## What you will do
In this exercise, print only the lines of the records below from the one with "Recreate this image" through the one with "import plotly.graph_objects as go", inclusive. Pictures are not part of the copy.
************
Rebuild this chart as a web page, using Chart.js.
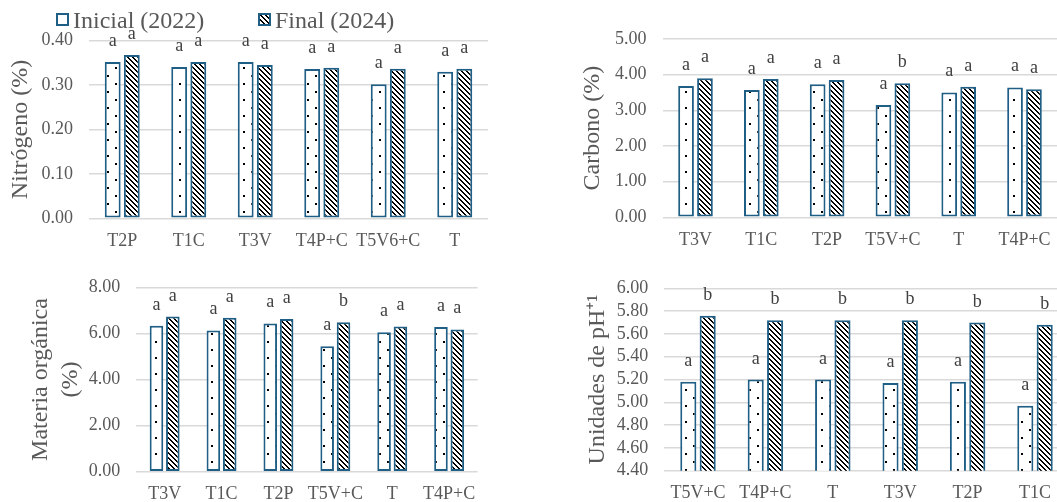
<!DOCTYPE html>
<html><head><meta charset="utf-8">
<script src="https://cdn.jsdelivr.net/npm/chart.js@4.4.1/dist/chart.umd.min.js"></script>
<style>
html,body{margin:0;padding:0;background:#fff;overflow:hidden;width:1057px;height:502px;position:relative;}
canvas{position:absolute;display:block;}
</style></head><body>
<canvas id="c1"></canvas><canvas id="c2"></canvas><canvas id="c3"></canvas><canvas id="c4"></canvas>
<script>
// ---------- DATA ----------
const seriesNames = ['Inicial (2022)', 'Final (2024)'];

const catN = ['T2P', 'T1C', 'T3V', 'T4P+C', 'T5V6+C', 'T'];
const nIni = [0.352, 0.341, 0.352, 0.336, 0.302, 0.330];
const nFin = [0.368, 0.352, 0.345, 0.339, 0.337, 0.337];
const nLetIni = ['a', 'a', 'a', 'a', 'a', 'a'];
const nLetFin = ['a', 'a', 'a', 'a', 'a', 'a'];

const catC = ['T3V', 'T1C', 'T2P', 'T5V+C', 'T', 'T4P+C'];
const cIni = [3.68, 3.57, 3.73, 3.15, 3.50, 3.64];
const cFin = [3.90, 3.88, 3.85, 3.76, 3.66, 3.59];
const cLetIni = ['a', 'a', 'a', 'a', 'a', 'a'];
const cLetFin = ['a', 'a', 'a', 'b', 'a', 'a'];

const catMO = ['T3V', 'T1C', 'T2P', 'T5V+C', 'T', 'T4P+C'];
const moIni = [6.33, 6.13, 6.43, 5.44, 6.05, 6.28];
const moFin = [6.73, 6.68, 6.63, 6.48, 6.30, 6.17];
const moLetIni = ['a', 'a', 'a', 'a', 'a', 'a'];
const moLetFin = ['a', 'a', 'a', 'b', 'a', 'a'];

const catPH = ['T5V+C', 'T4P+C', 'T', 'T3V', 'T2P', 'T1C'];
const phIni = [5.18, 5.20, 5.20, 5.17, 5.18, 4.97];
const phFin = [5.76, 5.72, 5.72, 5.72, 5.70, 5.68];
const phLetIni = ['a', 'a', 'a', 'a', 'a', 'a'];
const phLetFin = ['b', 'b', 'b', 'b', 'b', 'b'];

const axisN = {min: 0, max: 0.40, step: 0.10, title: 'Nitrógeno (%)'};
const axisC = {min: 0, max: 5.00, step: 1.00, title: 'Carbono (%)'};
const axisMO = {min: 0, max: 8.00, step: 2.00, title: ['Materia orgánica', '(%)']};
const axisPH = {min: 4.40, max: 6.00, step: 0.20, title: 'Unidades de pH\u207A\u00B9'};

// ---------- STYLE ----------
const FONT = '"Liberation Serif", "Times New Roman", serif';
const TEXT = '#595959';
const BORDER = '#1F5F85';
const GRID = '#D9D9D9';

function dotPattern() {
  const c = document.createElement('canvas'); c.width = 16; c.height = 16;
  const x = c.getContext('2d');
  x.fillStyle = '#fff'; x.fillRect(0, 0, 16, 16);
  x.fillStyle = '#000';
  x.fillRect(3, 3, 2, 2); x.fillRect(11, 11, 2, 2);
  return x.createPattern(c, 'repeat');
}
function hatchPattern() {
  const s = 5;
  const c = document.createElement('canvas'); c.width = s; c.height = s;
  const x = c.getContext('2d');
  x.fillStyle = '#fff'; x.fillRect(0, 0, s, s);
  x.fillStyle = '#000';
  for (let r = 0; r < s; r++) {
    x.fillRect(r % s, r, 1, 1);
    x.fillRect((r + 1) % s, r, 1, 1);
  }
  return x.createPattern(c, 'repeat');
}
const PAT_INI = dotPattern();
const PAT_FIN = hatchPattern();

const letterPlugin = {
  id: 'letters',
  afterDatasetsDraw(chart) {
    const ctx = chart.ctx;
    ctx.save();
    ctx.font = '18px ' + FONT;
    ctx.fillStyle = '#404040';
    ctx.textAlign = 'center';
    ctx.textBaseline = 'alphabetic';
    chart.data.datasets.forEach((ds, i) => {
      chart.getDatasetMeta(i).data.forEach((el, j) => {
        ctx.fillText(ds.letters[j], el.x, el.y - 16);
      });
    });
    ctx.restore();
  }
};

const legendPlugin = {
  id: 'customLegend',
  afterDraw(chart) {
    const ctx = chart.ctx;
    ctx.save();
    const items = [{x: 56, hatch: false, name: seriesNames[0]}, {x: 258, hatch: true, name: seriesNames[1]}];
    items.forEach(it => {
      ctx.fillStyle = it.hatch ? PAT_FIN : '#fff';
      ctx.fillRect(it.x, 13, 13, 13);
      ctx.strokeStyle = BORDER; ctx.lineWidth = 2;
      ctx.strokeRect(it.x + 1, 14, 11, 11);
      ctx.fillStyle = TEXT;
      ctx.font = '24px ' + FONT;
      ctx.textBaseline = 'alphabetic';
      ctx.textAlign = 'left';
      ctx.fillText(it.name, it.x + 17, 27.5);
    });
    ctx.restore();
  }
};

function makePanel(id, box, area, titleX, titleLH, cats, ini, fin, letIni, letFin, ax, extraPlugins) {
  const cv = document.getElementById(id);
  cv.width = box.w; cv.height = box.h;
  cv.style.left = box.l + 'px'; cv.style.top = box.t + 'px';
  cv.style.width = box.w + 'px'; cv.style.height = box.h + 'px';
  const titleSize = 24;
  const titlePad = 4;
  const padLeft = titleX - box.l - titleSize * titleLH / 2 - titlePad;
  const yW = area.l - box.l - padLeft;
  const padRight = box.l + box.w - area.r;
  const padTop = area.t - box.t;
  const xH = box.t + box.h - area.b;
  return new Chart(cv, {
    type: 'bar',
    data: {
      labels: cats,
      datasets: [
        {label: seriesNames[0], data: ini, letters: letIni, backgroundColor: PAT_INI, borderColor: BORDER, borderWidth: 2, borderSkipped: false},
        {label: seriesNames[1], data: fin, letters: letFin, backgroundColor: PAT_FIN, borderColor: BORDER, borderWidth: 2, borderSkipped: false}
      ]
    },
    options: {
      responsive: false,
      animation: false,
      devicePixelRatio: 1,
      layout: {padding: {left: padLeft, right: padRight, top: padTop, bottom: 0}},
      datasets: {bar: {categoryPercentage: 0.575, barPercentage: 0.83}},
      plugins: {legend: {display: false}, tooltip: {enabled: false}},
      scales: {
        x: {
          grid: {display: false, drawTicks: false},
          border: {display: false},
          ticks: {color: TEXT, font: {family: FONT, size: 18}, padding: 12, maxRotation: 0, autoSkip: false},
          afterFit(s) { s.height = xH; }
        },
        y: {
          min: ax.min, max: ax.max,
          grid: {color: GRID, lineWidth: 1.5, drawTicks: false},
          border: {display: false},
          ticks: {stepSize: ax.step, autoSkip: false, color: TEXT, font: {family: FONT, size: 18}, padding: 16,
                  callback: v => Number(v).toFixed(2)},
          title: {display: true, text: ax.title, color: TEXT, padding: {top: titlePad, bottom: titlePad},
                  font: {family: FONT, size: titleSize, lineHeight: titleLH}},
          afterFit(s) { s.width = yW; }
        }
      }
    },
    plugins: [letterPlugin].concat(extraPlugins || [])
  });
}

makePanel('c1', {l: 0, t: 0, w: 530, h: 250}, {l: 89, r: 488, t: 40.7, b: 218.3}, 20.5, 1.2,
  catN, nIni, nFin, nLetIni, nLetFin, axisN, [legendPlugin]);
makePanel('c2', {l: 530, t: 0, w: 540, h: 250}, {l: 662.6, r: 1057.4, t: 39, b: 217.3}, 593, 1.2,
  catC, cIni, cFin, cLetIni, cLetFin, axisC);
makePanel('c3', {l: 0, t: 250, w: 530, h: 252}, {l: 136.2, r: 477.6, t: 287.3, b: 471.7}, 41, 1.25,
  catMO, moIni, moFin, moLetIni, moLetFin, axisMO);
makePanel('c4', {l: 530, t: 250, w: 560, h: 252}, {l: 664.3, r: 1068.7, t: 288.3, b: 470.7}, 598, 1.2,
  catPH, phIni, phFin, phLetIni, phLetFin, axisPH);
</script>
</body></html>
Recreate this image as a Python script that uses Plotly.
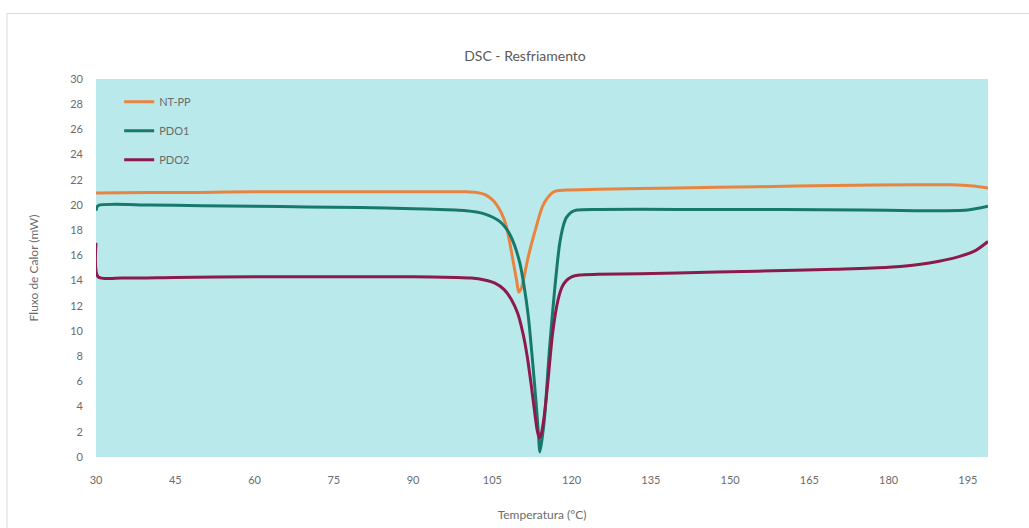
import plotly.graph_objects as go

# Temperatura (°C) e fluxo de calor (mW) de cada amostra no resfriamento
temp_ntpp = [30, 40, 50, 60, 70, 80, 90, 96, 100, 102.0, 103.5, 104.5, 105.3, 106.0,
             106.8, 107.6, 108.3, 109.0, 109.6, 110.0, 110.5, 111.0, 111.7, 112.4,
             113.0, 113.8, 114.5, 115.5, 116.4, 117.5, 119.0, 125, 140, 155, 170,
             185, 192, 196, 198.8]
fluxo_ntpp = [20.95, 21.0, 21.0, 21.05, 21.05, 21.05, 21.05, 21.05, 21.05, 21.0, 20.85,
              20.6, 20.3, 19.9, 19.3, 18.4, 17.0, 15.4, 14.0, 13.1, 13.4, 14.3, 15.7,
              16.9, 17.8, 19.0, 19.9, 20.6, 21.0, 21.15, 21.2, 21.25, 21.35, 21.45,
              21.55, 21.6, 21.6, 21.5, 21.35]

temp_pdo1 = [30, 30.4, 40, 50, 60, 70, 80, 90, 95, 98, 100, 102.0, 103.5, 105.0,
             106.4, 107.5, 108.4, 109.2, 110.2, 111.0, 111.8, 112.7, 113.3, 113.7,
             114.0, 114.4, 114.9, 115.8, 116.8, 117.7, 118.4, 119.0, 120.0, 121.0,
             125, 140, 160, 175, 185, 190, 195, 198.8]
fluxo_pdo1 = [19.55, 19.95, 20.0, 19.95, 19.9, 19.85, 19.8, 19.7, 19.65, 19.6, 19.55,
              19.45, 19.3, 19.05, 18.7, 18.2, 17.6, 16.8, 15.4, 13.6, 11.2, 7.2, 4.2,
              2.0, 0.4, 1.4, 3.2, 8.5, 13.3, 16.8, 18.3, 19.0, 19.45, 19.6, 19.65,
              19.65, 19.65, 19.6, 19.55, 19.55, 19.6, 19.9]

temp_pdo2 = [30, 30.4, 35, 45, 60, 75, 90, 98, 101.0, 103.5, 105.5, 107.2, 108.6,
             109.8, 110.8, 111.6, 112.3, 113.0, 113.5, 113.9, 114.3, 114.8, 115.5,
             116.4, 117.4, 118.2, 119.0, 120.0, 121.5, 125, 140, 155, 170, 180, 187.7,
             193.3, 196.5, 198.8]
fluxo_pdo2 = [17.0, 14.3, 14.2, 14.25, 14.3, 14.3, 14.3, 14.25, 14.2, 14.05, 13.8,
              13.3, 12.5, 11.4, 9.8, 8.0, 5.9, 3.6, 2.1, 1.5, 1.9, 3.2, 5.9, 9.8,
              12.4, 13.5, 14.0, 14.3, 14.45, 14.5, 14.6, 14.75, 14.9, 15.05, 15.4,
              15.9, 16.4, 17.1]

x_ticks = [30, 45, 60, 75, 90, 105, 120, 135, 150, 165, 180, 195]
y_ticks = list(range(0, 31, 2))

series = [
    ("NT-PP", temp_ntpp, fluxo_ntpp, "#E8843F"),
    ("PDO1", temp_pdo1, fluxo_pdo1, "#17796C"),
    ("PDO2", temp_pdo2, fluxo_pdo2, "#8C1A4C"),
]

FONT = "Lato, 'Open Sans', sans-serif"
GREY = "#6b6b6b"

fig = go.Figure()
for name, t, f, color in series:
    fig.add_trace(go.Scatter(
        x=t, y=f, name=name, mode="lines", legendgroup=name,
        line=dict(color=color, width=3, shape="spline", smoothing=0.7),
    ))

fig.update_layout(
    width=1029, height=528,
    margin=dict(l=96, r=41, t=79, b=71),
    paper_bgcolor="white",
    plot_bgcolor="#B9E9EA",
    font=dict(family=FONT, color=GREY, size=12),
    title=dict(text="DSC - Resfriamento", x=525 / 1029, xanchor="center",
               y=1 - 56 / 528, yanchor="middle",
               font=dict(family=FONT, size=14, color="#595959")),
    showlegend=True,
    legend=dict(x=0.026, y=0.978, xanchor="left", yanchor="top",
                bgcolor="rgba(0,0,0,0)", tracegroupgap=10,
                font=dict(family=FONT, size=11, color=GREY)),
    xaxis=dict(range=[30, 198.8], tickvals=x_ticks, showgrid=False, zeroline=False,
               showline=False, ticks="", ticklabelstandoff=15, automargin=False,
               tickfont=dict(size=11, color=GREY),
               title=dict(text="Temperatura (°C)", standoff=25,
                          font=dict(size=12, color=GREY))),
    yaxis=dict(range=[0, 30], tickvals=y_ticks, showgrid=False, zeroline=False,
               showline=False, ticks="", ticklabelstandoff=12, automargin=False,
               tickfont=dict(size=11, color=GREY),
               title=dict(text="Fluxo de Calor (mW)", standoff=29,
                          font=dict(size=12, color=GREY))),
)

# moldura clara da área do gráfico
fig.add_shape(type="rect", xref="paper", yref="paper",
              x0=(7 - 96) / 892, x1=1.2, y0=-0.5, y1=(457 - 13.5) / 378,
              line=dict(color="#dcdcdc", width=1), fillcolor="rgba(0,0,0,0)",
              layer="below")

fig.write_html("out.html")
************
## Solution
Recreate this image as a Python script that uses Plotly.
import plotly.graph_objects as go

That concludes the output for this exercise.